Gobernó de manera ejemplar su diócesis durante 34 años y falleció, con su ciudad sitiada por los vándalos de Genserico, el 28 de agosto del año 430, día en que se celebra su fiesta. La muerte le sorprendió escribiendo y en el uso pleno de sus facultades intelectuales, habiendo realizado su ideal de unir, con perfección, la cultura grecorromana y la judeocristiana.

De hecho, su biógrafo Lope Cilleruelo, considera a Agustín, entre otras cosas: “…. el primer filósofo que adaptó una teología racional a los tres problemas radicales de la existencia: la verdad, el ser y el bien; y casi y el primer teólogo que confió en una filosofía crítica, frente a los dogmatismos y fideísmos ilusorios, considerando el entendimiento como revelación natural.” (Lope Cilleruelo, SAN AGUSTÍN, Ediciones Rialp, 1971, p. 403).

Coincido, plenamente, con Carlos Pujol en lo que escribe de este santo: “Es el más próximo de todos los santos, el más humano, si esta expresión quiere decir alguna cosa, alguien que vibró intensamente con todas las pasiones, inquietudes, curiosidades y anhelos de los hombres, y también para remate de esta personalidad única, tal vez la mayor inteligencia del santoral, así como su pluma más sensible y expresiva. Sólo hay un Agustín en toda la historia del mundo.” (Carlos Pujol, LA CASA DE LOS SANTOS, Ediciones RIALP, 1989, P.291).

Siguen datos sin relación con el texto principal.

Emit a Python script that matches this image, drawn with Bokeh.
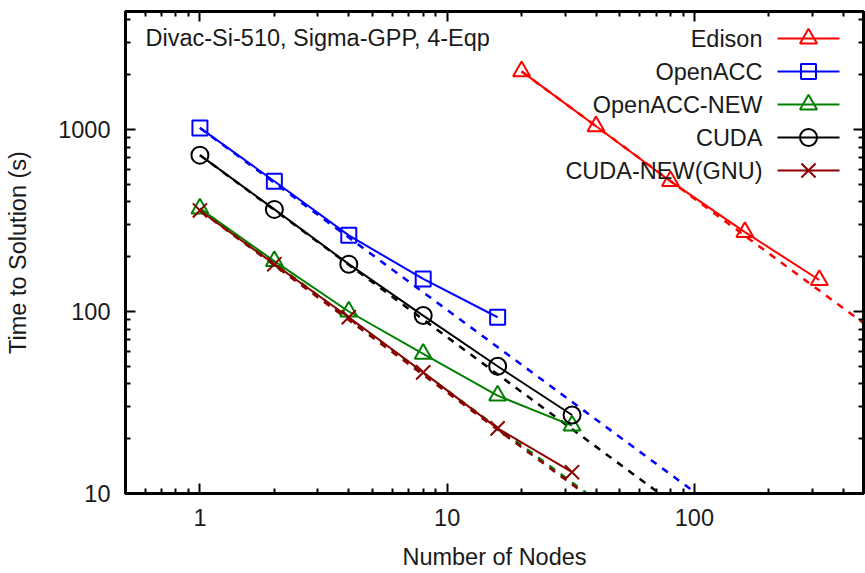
from bokeh.plotting import figure
from bokeh.models import (Range1d, LinearScale, LogAxis, FixedTicker,
                          PrintfTickFormatter, CustomJSTickFormatter)
from bokeh.core.properties import value
from bokeh.embed import file_html
from bokeh.resources import INLINE

FONT = "Liberation Sans"
FONT_SIZE = "23.5px"

# Time to solution (s) against number of nodes
edison_nodes = [20, 40, 80, 160, 320]
edison_time = [2085, 1042, 520, 273, 149]

openacc_nodes = [1, 2, 4, 8, 16]
openacc_time = [1020, 520, 262, 151, 93]

openacc_new_nodes = [1, 2, 4, 8, 16, 32]
openacc_new_time = [368, 189, 100, 58.5, 34.5, 23.6]

cuda_nodes = [1, 2, 4, 8, 16, 32]
cuda_time = [723, 364, 182, 95, 50, 27]

cuda_new_nodes = [1, 2, 4, 8, 16, 32]
cuda_new_time = [359, 182, 93, 46.3, 22.8, 13.1]

series_labels = ["Edison", "OpenACC", "OpenACC-NEW", "CUDA", "CUDA-NEW(GNU)"]
series_nodes = [edison_nodes, openacc_nodes, openacc_new_nodes, cuda_nodes, cuda_new_nodes]
series_times = [edison_time, openacc_time, openacc_new_time, cuda_time, cuda_new_time]
series_colors = ["#ff0000", "#0000ff", "#008000", "#000000", "#8b0000"]
series_markers = ["triangle", "square", "triangle", "circle", "x"]
marker_sizes = {"triangle": 17, "square": 15, "circle": 17, "x": 20}

x_major = [1, 10, 100]
y_major = [10, 100, 1000]

title_text = "Divac-Si-510, Sigma-GPP, 4-Eqp"

# canvas and frame geometry
W, H = 865, 573
BL, BR, BT, BB = 125, 2, 11, 80
FW, FH = W - BL - BR, H - BT - BB

p = figure(width=W, height=H, x_axis_type="log", y_axis_type="log",
           x_range=Range1d(0.5, 483), y_range=Range1d(10, 4450),
           output_backend="svg", toolbar_location=None,
           min_border_left=BL, min_border_right=BR,
           min_border_top=BT, min_border_bottom=BB,
           x_axis_label="Number of Nodes", y_axis_label="Time to Solution (s)")
p.background_fill_color = "white"
p.border_fill_color = "white"
p.grid.visible = False
p.outline_line_color = "black"
p.outline_line_width = 3
p.outline_line_alpha = 1.0

# pixel-space ranges for the in-frame key and caption
p.extra_x_ranges = {"px": Range1d(0, FW)}
p.extra_x_scales = {"px": LinearScale()}
p.extra_y_ranges = {"px": Range1d(0, FH)}
p.extra_y_scales = {"px": LinearScale()}


def minor_list(majors, lo, hi):
    out = []
    for m in [majors[0] / 10] + majors:
        for k in range(2, 10):
            v = m * k
            if lo < v < hi:
                out.append(v)
    return out


def x_ticker():
    return FixedTicker(ticks=x_major, minor_ticks=minor_list(x_major, 0.5, 483))


def y_ticker():
    return FixedTicker(ticks=y_major, minor_ticks=minor_list(y_major, 10, 4450))


def style_axis(ax, ticker, labels=True):
    ax.ticker = ticker
    ax.axis_line_width = 3
    ax.axis_line_color = "black"
    ax.major_tick_in = 10
    ax.major_tick_out = 0
    ax.minor_tick_in = 5
    ax.minor_tick_out = 0
    ax.major_tick_line_width = 2
    ax.minor_tick_line_width = 2
    ax.major_tick_line_color = "black"
    ax.minor_tick_line_color = "black"
    ax.major_label_text_font = FONT
    ax.major_label_text_font_size = FONT_SIZE
    ax.major_label_text_color = "#1a1a1a"
    ax.axis_label_text_font = FONT
    ax.axis_label_text_font_size = FONT_SIZE
    ax.axis_label_text_font_style = "normal"
    ax.axis_label_text_color = "#1a1a1a"
    if labels:
        ax.formatter = PrintfTickFormatter(format="%d")
    else:
        # mirrored axis: ticks only
        ax.formatter = CustomJSTickFormatter(code="return ''")
        ax.major_label_standoff = 0


style_axis(p.xaxis[0], x_ticker())
p.xaxis[0].major_label_standoff = 15
p.xaxis[0].axis_label_standoff = 15
style_axis(p.yaxis[0], y_ticker())
p.yaxis[0].major_label_standoff = 15
p.yaxis[0].axis_label_standoff = 24

top_axis = LogAxis()
style_axis(top_axis, x_ticker(), labels=False)
p.add_layout(top_axis, "above")
right_axis = LogAxis()
style_axis(right_axis, y_ticker(), labels=False)
p.add_layout(right_axis, "right")

# ideal-scaling guides (time halves as nodes double) from each first point
for nodes, times, color in zip(series_nodes, series_times, series_colors):
    n0, t0 = nodes[0], times[0]
    xs = [n0, 2000]
    ys = [t0, t0 * n0 / 2000]
    p.line(xs, ys, line_color=color, line_width=2.5, line_dash="7 7")

# measured series
for nodes, times, color, marker in zip(series_nodes, series_times, series_colors, series_markers):
    p.line(nodes, times, line_color=color, line_width=2)
    p.scatter(nodes, times, marker=marker, size=marker_sizes[marker],
              line_color=color, line_width=2, fill_color=None)

# caption in the upper-left corner
p.text(x=[20], y=[FH - 26], text=[title_text], text_font=value(FONT),
       text_font_size=FONT_SIZE, text_color="#1a1a1a", text_align="left",
       text_baseline="middle", x_range_name="px", y_range_name="px")

# key: right-aligned names followed by line-and-marker samples
key_text_x = 637
key_x0, key_x1 = 652, 714
key_top = FH - 27
key_step = 33
for i, (label, color, marker) in enumerate(zip(series_labels, series_colors, series_markers)):
    ky = key_top - i * key_step
    p.text(x=[key_text_x], y=[ky], text=[label], text_font=value(FONT),
           text_font_size=FONT_SIZE, text_color="#1a1a1a", text_align="right",
           text_baseline="middle", x_range_name="px", y_range_name="px")
    p.line([key_x0, key_x1], [ky, ky], line_color=color, line_width=2,
           x_range_name="px", y_range_name="px")
    p.scatter([(key_x0 + key_x1) / 2], [ky], marker=marker, size=marker_sizes[marker],
              line_color=color, line_width=2, fill_color=None,
              x_range_name="px", y_range_name="px")

open("out.html", "w").write(file_html(p, INLINE))
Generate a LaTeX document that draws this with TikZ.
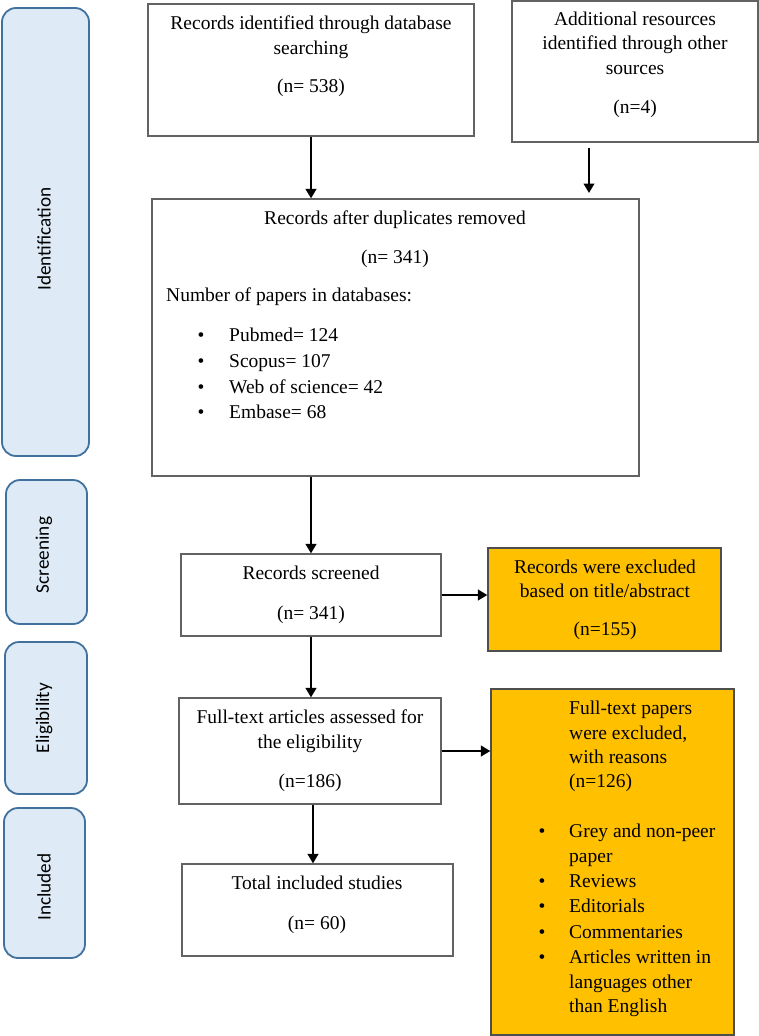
\documentclass[tikz,border=0pt]{standalone}
\usepackage{fontspec}
\setmainfont{Liberation Serif}
\newfontfamily\stagefont{Carlito}
\usetikzlibrary{arrows.meta,calc}
\definecolor{stagefill}{HTML}{DEEBF7}
\definecolor{stageline}{HTML}{41719C}
\definecolor{exclfill}{HTML}{FFC000}
\definecolor{boxline}{HTML}{626262}
\begin{document}
\begin{tikzpicture}[x=1pt,y=-1pt,
  stage/.style={draw=stageline, fill=stagefill, line width=1.8pt, rounded corners=14pt, inner sep=0pt},
  stagetxt/.style={rotate=90, inner sep=0pt, font=\stagefont\fontsize{19.2}{23}\selectfont},
  box/.style={draw=boxline, fill=white, line width=1.2pt, inner sep=0pt},
  exbox/.style={draw=boxline!80!black, fill=exclfill, line width=1.2pt, inner sep=0pt},
  txt/.style={inner sep=0pt, anchor=base, font=\fontsize{19.5}{24}\selectfont},
  ltxt/.style={txt, anchor=base west},
  arr/.style={draw=black, line width=2.8pt, -{Triangle[length=9.5pt,width=10.5pt]}}]
\useasboundingbox (0,0) rectangle (759,1036);

% stage boxes
\node[stage, minimum width=87pt, minimum height=448pt] (s1) at (45.5,232) {};
\node[stagetxt] (s1t) at (44,239) {Identification};
\node[stage, minimum width=81pt, minimum height=144pt] (s2) at (46.5,552) {};
\node[stagetxt] (s2t) at (44,555) {Screening};
\node[stage, minimum width=82pt, minimum height=152pt] (s3) at (46,718) {};
\node[stagetxt] (s3t) at (44,718) {Eligibility};
\node[stage, minimum width=81pt, minimum height=150pt] (s4) at (44.5,883) {};
\node[stagetxt] (s4t) at (44,887) {Included};

% boxes
\node[box, minimum width=326pt, minimum height=132pt] (b1) at (311,70) {};
\node[box, minimum width=246pt, minimum height=141pt] (b2) at (635,71.5) {};
\node[box, minimum width=487pt, minimum height=277pt] (b3) at (395.5,337.5) {};
\node[box, minimum width=260pt, minimum height=82pt] (b4) at (311,595) {};
\node[exbox, minimum width=233pt, minimum height=103pt] (b5) at (604.5,599.5) {};
\node[box, minimum width=262pt, minimum height=106pt] (b6) at (310,751) {};
\node[exbox, minimum width=243pt, minimum height=346pt] (b7) at (612.5,862) {};
\node[box, minimum width=271pt, minimum height=92pt] (b8) at (317.5,910) {};

% box 1
\node[txt] (t1a) at (311,29) {Records identified through database};
\node[txt] (t1b) at (311,54) {searching};
\node[txt] (t1c) at (311,92) {(n= 538)};
% box 2
\node[txt] (t2a) at (635,25) {Additional resources};
\node[txt] (t2b) at (635,49) {identified through other};
\node[txt] (t2c) at (635,74) {sources};
\node[txt] (t2d) at (635,113) {(n=4)};
% box 3
\node[txt] (t3a) at (395,224) {Records after duplicates removed};
\node[txt] (t3b) at (395,263) {(n= 341)};
\node[ltxt] (t3c) at (166,301) {Number of papers in databases:};
\node[txt] (t3d) at (201,341) {\textbullet};
\node[ltxt] (t3e) at (229,341) {Pubmed= 124};
\node[txt] (t3f) at (201,367) {\textbullet};
\node[ltxt] (t3g) at (229,367) {Scopus= 107};
\node[txt] (t3h) at (201,393) {\textbullet};
\node[ltxt] (t3i) at (229,393) {Web of science= 42};
\node[txt] (t3j) at (201,418) {\textbullet};
\node[ltxt] (t3k) at (229,418) {Embase= 68};
% box 4
\node[txt] (t4a) at (311,579) {Records screened};
\node[txt] (t4b) at (311,619) {(n= 341)};
% box 5
\node[txt] (t5a) at (605,573) {Records were excluded};
\node[txt] (t5b) at (605,597) {based on title/abstract};
\node[txt] (t5c) at (605,635) {(n=155)};
% box 6
\node[txt] (t6a) at (310,723) {Full-text articles assessed for};
\node[txt] (t6b) at (310,748) {the eligibility};
\node[txt] (t6c) at (310,787) {(n=186)};
% box 7
\node[ltxt] (t7a) at (569,714) {Full-text papers};
\node[ltxt] (t7b) at (569,739) {were excluded,};
\node[ltxt] (t7c) at (569,763) {with reasons};
\node[ltxt] (t7d) at (569,787) {(n=126)};
\node[txt] (t7e) at (542,837) {\textbullet};
\node[ltxt] (t7f) at (569,837) {Grey and non-peer};
\node[ltxt] (t7g) at (569,862) {paper};
\node[txt] (t7h) at (542,887) {\textbullet};
\node[ltxt] (t7i) at (569,887) {Reviews};
\node[txt] (t7j) at (542,912) {\textbullet};
\node[ltxt] (t7k) at (569,912) {Editorials};
\node[txt] (t7l) at (542,938) {\textbullet};
\node[ltxt] (t7m) at (569,938) {Commentaries};
\node[txt] (t7n) at (542,963) {\textbullet};
\node[ltxt] (t7o) at (569,963) {Articles written in};
\node[ltxt] (t7p) at (569,988) {languages other};
\node[ltxt] (t7q) at (569,1012) {than English};
% box 8
\node[txt] (t8a) at (317,889) {Total included studies};
\node[txt] (t8b) at (317,929) {(n= 60)};

% connectors
\coordinate (a2s) at (589,148);
\coordinate (a2e) at (589,193);
\draw[arr] (b1.south) -- (b1.south |- b3.north);
\draw[arr] (a2s) -- (a2e);
\draw[arr] (b3.south -| b4.north) -- (b4.north);
\draw[arr] (b4.east) -- (b4.east -| b5.west);
\draw[arr] (b4.south) -- (b4.south |- b6.north);
\draw[arr] (b6.east) -- (b6.east -| b7.west);
\draw[arr] ([xshift=3pt]b6.south) -- ([xshift=3pt]b6.south |- b8.north);
\end{tikzpicture}
\end{document}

Finalizo con una referencia al título de este artículo. Durante una agradable sobremesa, Edmundo, ingeniero, hombre verdaderamente inteligente y aunque ya está jubilado mantiene sus inquietudes, al punto de que se acuesta a altas horas de la noche estudiando el mundo cuántico, y otro tertuliano, Paco, al que considero persona culta, en uno de los momentos del diálogo que mantenían, surgió la pregunta sobre cuál había sido una de las inteligencias más preclaras de la historia de la Humanidad, uno de los hombres más inteligentes del mundo. Coincidieron los dos: San Agustín. De aquí el título.